✝️ The Signing of the Cross in Early Christianity – Part 1

✝️ The Signing of the Cross in Early Christianity – Part 1

In this post, I’ll highlight an early source attesting to the Christian practice of making the sign of the cross with the hand. The document in question is the Odes of Solomon, a fascinating and poetic text from the early Christian era.

📜 Dating the Odes of Solomon

Scholars generally date the Odes to the early second century, though some suggest a slightly later timeframe. Here’s a summary of scholarly views, as cited by James H. Charlesworth in The Anchor Bible Dictionary (vol. 6, p. 114):

  • H. J. Drijvers places the Odes as late as the 3rd century.
  • L. Abramowski suggests the latter half of the 2nd century.
  • B. McNeil argues they are contemporaneous with 4 Ezra, The Shepherd of Hermas, Polycarp, and Valentinus (ca. 100 C.E.).
  • Most scholars favor a mid-2nd-century date.
  • If the Odes are heavily influenced by Jewish apocalyptic thought and the Dead Sea Scrolls, a post-100 C.E. date becomes less likely.
  • Scholars such as H. Chadwick, Emerton, and Charlesworth reject the label “gnostic,” which would otherwise suggest a later date.

📚 Manuscript Evidence

Charlesworth also outlines the textual history of the Odes:

  • The 11th Ode appears in a 3rd-century Greek manuscript from the Bodmer Papyri (no. 11).
  • Five Odes (1, 5, 6, 22, and 25) were translated into Coptic in the 4th century and used in Pistis Sophia.
  • Ode 19 was quoted by Lactantius in the 4th century (Divine Institutes 4.12.3).
  • A 10th-century Syriac manuscript preserves Odes 17:7–42:20 (British Museum ms.

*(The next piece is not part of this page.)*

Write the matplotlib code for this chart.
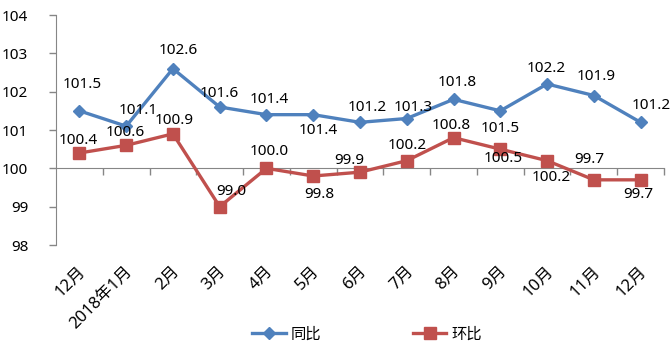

Add. 14538).
  • A 15th-century Syriac copy (John Rylands Library Cod. Syr. 9) contains Odes 3.1b–42:20, though the beginning is lost.

Source: Early Christian Writings – Odes of Solomon (bold emphasis mine)

✋ The Sign of the Cross in the Odes

Two passages in particular suggest an early Christian understanding of the sign of the cross as a physical gesture:

Ode 27

1. I extended my hands and hallowed my Lord,
2. For the expansion of my hands is His sign.
3. And my extension is the upright cross.
Hallelujah.

Ode 42

1. I extended my hands and approached my Lord,
   For the expansion of my hands is His sign.
2. And my extension is the upright cross,
   That was lifted up on the way of the Righteous One.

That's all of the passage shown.